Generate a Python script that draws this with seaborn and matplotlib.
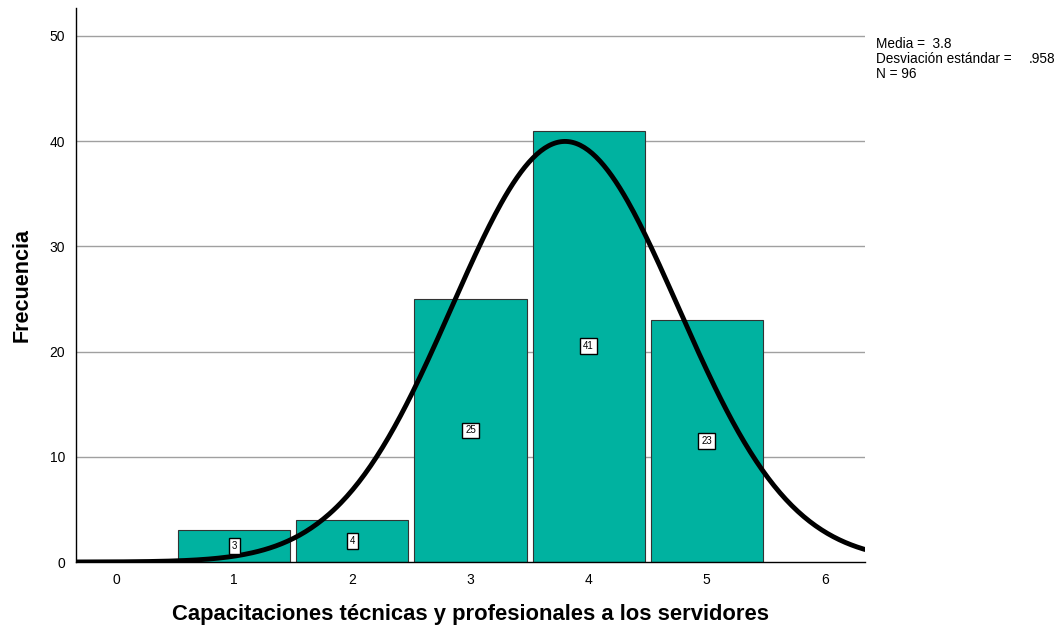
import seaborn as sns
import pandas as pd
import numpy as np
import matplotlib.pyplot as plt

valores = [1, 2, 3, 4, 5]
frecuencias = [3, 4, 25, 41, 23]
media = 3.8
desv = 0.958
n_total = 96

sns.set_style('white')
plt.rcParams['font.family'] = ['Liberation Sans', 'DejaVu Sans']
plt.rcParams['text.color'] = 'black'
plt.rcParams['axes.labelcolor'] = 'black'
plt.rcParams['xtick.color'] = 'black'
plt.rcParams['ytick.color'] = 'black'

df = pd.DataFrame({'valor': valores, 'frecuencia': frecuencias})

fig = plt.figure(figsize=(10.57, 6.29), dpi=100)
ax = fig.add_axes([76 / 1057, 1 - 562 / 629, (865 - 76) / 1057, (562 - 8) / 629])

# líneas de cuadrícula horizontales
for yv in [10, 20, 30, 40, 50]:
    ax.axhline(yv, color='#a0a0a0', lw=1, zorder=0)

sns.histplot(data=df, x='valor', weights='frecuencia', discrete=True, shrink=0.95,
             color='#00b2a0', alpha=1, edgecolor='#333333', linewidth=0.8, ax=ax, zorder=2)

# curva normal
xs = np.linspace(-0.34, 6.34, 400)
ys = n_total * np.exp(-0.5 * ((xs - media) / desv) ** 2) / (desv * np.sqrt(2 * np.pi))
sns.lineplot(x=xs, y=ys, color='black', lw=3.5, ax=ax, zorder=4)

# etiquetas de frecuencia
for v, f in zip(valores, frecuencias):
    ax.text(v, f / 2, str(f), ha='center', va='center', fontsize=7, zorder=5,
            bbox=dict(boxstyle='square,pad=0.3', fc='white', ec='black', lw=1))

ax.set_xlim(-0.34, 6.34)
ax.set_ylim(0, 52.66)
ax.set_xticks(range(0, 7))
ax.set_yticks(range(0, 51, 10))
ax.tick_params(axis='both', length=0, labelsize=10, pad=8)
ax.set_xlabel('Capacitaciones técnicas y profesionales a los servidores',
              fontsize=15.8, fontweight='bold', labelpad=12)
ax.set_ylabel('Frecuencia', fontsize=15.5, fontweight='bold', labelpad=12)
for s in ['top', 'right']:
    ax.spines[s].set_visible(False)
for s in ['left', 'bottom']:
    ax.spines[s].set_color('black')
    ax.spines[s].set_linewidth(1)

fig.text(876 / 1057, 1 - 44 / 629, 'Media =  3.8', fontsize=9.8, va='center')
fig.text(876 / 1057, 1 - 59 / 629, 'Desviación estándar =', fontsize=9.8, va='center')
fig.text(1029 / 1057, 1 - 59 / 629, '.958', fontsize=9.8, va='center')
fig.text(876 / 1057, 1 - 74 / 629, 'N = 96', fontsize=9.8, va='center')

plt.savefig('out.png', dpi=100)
--------------------------------------------------
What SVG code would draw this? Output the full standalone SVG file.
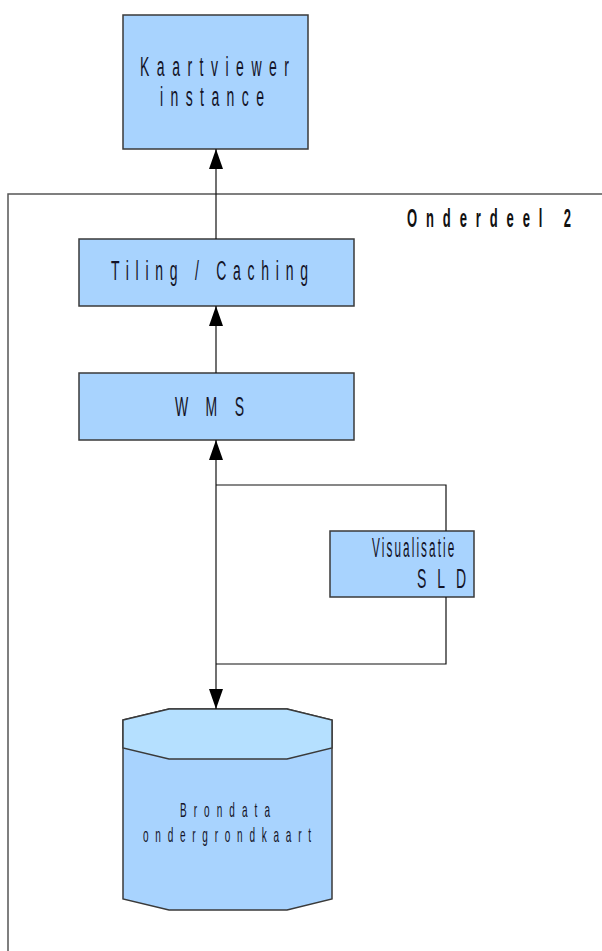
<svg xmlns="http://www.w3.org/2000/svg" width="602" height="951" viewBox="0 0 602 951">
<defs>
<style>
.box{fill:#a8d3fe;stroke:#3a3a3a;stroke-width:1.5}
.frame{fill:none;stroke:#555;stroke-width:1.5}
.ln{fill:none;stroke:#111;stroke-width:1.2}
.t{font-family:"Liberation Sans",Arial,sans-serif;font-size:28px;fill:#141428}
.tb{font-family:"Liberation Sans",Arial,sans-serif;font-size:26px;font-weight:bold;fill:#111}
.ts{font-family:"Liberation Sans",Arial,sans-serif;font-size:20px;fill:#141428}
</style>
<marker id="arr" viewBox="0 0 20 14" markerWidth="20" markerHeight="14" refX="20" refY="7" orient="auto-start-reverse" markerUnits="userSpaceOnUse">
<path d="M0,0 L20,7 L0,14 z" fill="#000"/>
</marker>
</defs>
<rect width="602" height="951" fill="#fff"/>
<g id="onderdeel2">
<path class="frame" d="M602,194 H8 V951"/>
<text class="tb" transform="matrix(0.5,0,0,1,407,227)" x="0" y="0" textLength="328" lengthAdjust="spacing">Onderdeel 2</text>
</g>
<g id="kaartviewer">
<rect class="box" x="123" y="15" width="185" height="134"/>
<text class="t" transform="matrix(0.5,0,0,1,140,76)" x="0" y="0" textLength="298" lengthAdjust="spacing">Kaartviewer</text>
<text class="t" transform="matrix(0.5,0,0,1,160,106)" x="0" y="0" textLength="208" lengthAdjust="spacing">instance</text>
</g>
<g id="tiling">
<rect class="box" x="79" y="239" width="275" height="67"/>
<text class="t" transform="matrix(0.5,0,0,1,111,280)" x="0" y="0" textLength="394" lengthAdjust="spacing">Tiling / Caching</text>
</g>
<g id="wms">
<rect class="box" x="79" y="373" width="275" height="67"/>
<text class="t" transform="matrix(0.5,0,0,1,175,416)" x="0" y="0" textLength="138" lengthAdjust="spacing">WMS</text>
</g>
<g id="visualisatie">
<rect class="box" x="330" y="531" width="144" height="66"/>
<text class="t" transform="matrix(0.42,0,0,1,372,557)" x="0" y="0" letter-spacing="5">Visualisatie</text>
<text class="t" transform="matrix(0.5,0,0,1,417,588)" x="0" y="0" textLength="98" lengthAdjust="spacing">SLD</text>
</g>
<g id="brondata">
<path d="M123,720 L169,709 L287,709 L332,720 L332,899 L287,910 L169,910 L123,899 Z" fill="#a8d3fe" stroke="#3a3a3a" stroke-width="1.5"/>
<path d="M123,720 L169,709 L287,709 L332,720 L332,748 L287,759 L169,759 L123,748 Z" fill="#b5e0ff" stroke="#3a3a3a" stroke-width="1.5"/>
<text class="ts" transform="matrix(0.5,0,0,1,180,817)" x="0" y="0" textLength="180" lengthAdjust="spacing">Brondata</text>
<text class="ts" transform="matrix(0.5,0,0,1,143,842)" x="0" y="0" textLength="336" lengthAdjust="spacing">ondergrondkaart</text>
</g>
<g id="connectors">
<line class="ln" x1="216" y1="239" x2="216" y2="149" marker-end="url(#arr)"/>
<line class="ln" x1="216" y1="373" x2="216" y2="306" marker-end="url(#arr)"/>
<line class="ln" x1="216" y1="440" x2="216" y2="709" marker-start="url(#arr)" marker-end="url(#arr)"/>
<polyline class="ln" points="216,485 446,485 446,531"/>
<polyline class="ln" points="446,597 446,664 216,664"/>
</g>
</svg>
--------------------------------------------------
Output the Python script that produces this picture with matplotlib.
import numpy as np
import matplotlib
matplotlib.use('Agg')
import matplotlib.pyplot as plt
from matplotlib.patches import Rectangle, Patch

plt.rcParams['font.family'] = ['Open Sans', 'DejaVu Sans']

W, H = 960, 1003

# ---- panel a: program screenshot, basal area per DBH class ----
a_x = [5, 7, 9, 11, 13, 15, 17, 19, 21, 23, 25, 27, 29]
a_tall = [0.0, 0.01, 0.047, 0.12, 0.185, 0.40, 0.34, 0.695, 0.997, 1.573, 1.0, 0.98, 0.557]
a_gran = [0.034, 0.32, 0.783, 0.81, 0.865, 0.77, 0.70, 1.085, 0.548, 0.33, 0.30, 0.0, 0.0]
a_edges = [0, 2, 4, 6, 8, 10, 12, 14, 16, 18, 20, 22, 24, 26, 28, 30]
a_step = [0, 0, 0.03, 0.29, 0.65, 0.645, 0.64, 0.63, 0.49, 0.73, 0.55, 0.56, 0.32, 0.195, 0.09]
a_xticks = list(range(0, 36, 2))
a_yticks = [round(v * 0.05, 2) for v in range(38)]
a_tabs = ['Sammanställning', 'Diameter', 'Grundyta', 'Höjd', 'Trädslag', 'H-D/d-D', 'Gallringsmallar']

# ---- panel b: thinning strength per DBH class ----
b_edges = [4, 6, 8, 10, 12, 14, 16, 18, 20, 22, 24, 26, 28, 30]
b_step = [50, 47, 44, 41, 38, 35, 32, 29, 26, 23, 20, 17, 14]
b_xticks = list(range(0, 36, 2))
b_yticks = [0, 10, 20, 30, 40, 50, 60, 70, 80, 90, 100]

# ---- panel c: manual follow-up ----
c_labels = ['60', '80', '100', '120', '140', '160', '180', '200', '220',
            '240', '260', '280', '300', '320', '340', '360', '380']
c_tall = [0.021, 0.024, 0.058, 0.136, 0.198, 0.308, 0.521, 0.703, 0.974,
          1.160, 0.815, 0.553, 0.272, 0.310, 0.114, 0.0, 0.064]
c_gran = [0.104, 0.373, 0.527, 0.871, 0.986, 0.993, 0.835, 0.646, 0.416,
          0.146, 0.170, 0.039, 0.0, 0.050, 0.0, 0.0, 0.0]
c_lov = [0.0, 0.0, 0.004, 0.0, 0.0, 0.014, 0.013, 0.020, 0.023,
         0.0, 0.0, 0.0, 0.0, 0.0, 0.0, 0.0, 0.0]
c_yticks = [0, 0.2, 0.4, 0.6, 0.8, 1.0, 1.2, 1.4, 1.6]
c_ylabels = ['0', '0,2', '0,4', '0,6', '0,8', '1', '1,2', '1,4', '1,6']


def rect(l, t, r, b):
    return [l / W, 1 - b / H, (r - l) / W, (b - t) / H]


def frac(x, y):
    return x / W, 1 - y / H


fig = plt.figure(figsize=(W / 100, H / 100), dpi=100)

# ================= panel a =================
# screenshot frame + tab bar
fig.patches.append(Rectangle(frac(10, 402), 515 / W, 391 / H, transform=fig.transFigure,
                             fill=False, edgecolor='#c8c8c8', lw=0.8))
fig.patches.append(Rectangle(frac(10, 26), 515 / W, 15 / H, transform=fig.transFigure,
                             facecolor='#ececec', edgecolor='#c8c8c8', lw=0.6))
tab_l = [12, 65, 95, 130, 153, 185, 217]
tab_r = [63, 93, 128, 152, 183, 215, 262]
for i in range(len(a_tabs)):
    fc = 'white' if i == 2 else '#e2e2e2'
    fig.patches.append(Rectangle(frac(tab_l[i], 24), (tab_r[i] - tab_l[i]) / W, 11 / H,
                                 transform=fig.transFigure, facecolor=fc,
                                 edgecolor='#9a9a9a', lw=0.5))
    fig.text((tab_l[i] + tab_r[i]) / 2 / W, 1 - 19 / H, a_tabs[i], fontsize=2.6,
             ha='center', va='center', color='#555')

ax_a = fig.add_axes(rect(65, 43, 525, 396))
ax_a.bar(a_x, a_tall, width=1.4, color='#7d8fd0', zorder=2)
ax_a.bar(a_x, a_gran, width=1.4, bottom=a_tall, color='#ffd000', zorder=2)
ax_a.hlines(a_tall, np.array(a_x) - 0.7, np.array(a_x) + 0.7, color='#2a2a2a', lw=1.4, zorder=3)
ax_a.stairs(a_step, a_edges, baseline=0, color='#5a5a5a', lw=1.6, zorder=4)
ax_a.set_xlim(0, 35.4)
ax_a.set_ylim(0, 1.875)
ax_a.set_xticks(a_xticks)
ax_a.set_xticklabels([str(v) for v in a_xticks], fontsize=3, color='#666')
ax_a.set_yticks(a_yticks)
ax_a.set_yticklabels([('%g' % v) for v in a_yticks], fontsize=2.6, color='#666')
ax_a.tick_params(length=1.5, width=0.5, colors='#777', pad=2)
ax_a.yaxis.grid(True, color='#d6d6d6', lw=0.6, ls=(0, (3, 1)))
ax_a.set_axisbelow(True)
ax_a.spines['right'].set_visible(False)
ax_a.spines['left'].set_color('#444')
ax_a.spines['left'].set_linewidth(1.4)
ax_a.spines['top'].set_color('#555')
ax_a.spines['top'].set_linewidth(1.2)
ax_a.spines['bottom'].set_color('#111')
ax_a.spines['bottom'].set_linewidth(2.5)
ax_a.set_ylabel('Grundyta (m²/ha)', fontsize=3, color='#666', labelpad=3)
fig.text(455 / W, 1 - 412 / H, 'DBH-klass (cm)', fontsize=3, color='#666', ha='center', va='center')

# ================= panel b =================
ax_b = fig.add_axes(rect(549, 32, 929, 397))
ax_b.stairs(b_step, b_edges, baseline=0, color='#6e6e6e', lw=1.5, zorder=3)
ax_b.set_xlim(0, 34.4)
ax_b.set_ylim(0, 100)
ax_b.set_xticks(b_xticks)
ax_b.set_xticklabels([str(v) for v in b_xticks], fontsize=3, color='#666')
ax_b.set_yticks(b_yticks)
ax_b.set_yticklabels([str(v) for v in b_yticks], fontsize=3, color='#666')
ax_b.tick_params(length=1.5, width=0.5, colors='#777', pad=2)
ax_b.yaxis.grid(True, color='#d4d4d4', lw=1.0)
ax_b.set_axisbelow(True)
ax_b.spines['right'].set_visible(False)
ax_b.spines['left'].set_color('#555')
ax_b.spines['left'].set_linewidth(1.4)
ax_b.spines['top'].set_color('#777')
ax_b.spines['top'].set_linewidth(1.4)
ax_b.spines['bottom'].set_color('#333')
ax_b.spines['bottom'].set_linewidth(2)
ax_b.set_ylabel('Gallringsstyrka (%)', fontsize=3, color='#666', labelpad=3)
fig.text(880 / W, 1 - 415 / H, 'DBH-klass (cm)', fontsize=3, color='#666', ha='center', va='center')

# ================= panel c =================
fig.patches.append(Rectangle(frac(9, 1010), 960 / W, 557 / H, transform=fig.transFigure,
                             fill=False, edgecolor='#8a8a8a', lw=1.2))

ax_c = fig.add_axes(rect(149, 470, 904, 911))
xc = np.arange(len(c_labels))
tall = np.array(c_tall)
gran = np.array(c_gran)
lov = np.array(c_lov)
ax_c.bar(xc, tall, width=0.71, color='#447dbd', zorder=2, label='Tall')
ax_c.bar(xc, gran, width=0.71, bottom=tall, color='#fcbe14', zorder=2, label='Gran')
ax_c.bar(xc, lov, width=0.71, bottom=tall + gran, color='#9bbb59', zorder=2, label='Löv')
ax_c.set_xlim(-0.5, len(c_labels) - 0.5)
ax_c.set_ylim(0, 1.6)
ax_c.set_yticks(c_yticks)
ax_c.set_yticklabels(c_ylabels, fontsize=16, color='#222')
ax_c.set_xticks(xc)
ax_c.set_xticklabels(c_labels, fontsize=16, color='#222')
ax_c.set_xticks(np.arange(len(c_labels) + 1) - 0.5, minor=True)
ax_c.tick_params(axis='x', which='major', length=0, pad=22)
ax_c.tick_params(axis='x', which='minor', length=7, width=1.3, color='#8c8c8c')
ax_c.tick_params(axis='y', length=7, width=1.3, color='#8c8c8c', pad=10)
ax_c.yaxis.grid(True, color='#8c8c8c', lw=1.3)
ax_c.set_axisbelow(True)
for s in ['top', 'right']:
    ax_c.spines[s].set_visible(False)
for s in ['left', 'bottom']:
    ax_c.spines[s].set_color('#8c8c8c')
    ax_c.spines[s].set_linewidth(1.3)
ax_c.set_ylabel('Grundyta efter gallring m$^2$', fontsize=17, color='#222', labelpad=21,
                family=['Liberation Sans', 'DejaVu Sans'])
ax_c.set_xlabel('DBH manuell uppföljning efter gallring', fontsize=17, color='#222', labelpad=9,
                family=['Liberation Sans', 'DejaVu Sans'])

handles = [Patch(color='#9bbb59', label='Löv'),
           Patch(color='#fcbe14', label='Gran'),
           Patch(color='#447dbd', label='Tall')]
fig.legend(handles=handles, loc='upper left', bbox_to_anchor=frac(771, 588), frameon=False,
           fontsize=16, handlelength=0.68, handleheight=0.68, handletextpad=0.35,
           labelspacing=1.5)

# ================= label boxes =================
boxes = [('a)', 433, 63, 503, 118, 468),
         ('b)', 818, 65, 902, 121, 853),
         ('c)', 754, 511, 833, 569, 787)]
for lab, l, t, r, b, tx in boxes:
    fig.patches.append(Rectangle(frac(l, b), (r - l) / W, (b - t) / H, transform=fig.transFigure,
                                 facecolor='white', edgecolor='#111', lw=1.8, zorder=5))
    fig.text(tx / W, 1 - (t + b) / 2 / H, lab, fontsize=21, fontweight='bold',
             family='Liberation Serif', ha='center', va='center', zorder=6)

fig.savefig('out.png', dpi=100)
--------------------------------------------------
- **EXERCISE DESCRIPTION**:
Collect every line from the records above that contains the word "with".

- **SOLUTION TO THE EXERCISE**:
Generate a Python script that draws this with seaborn and matplotlib.
Output the Python script that produces this picture with matplotlib.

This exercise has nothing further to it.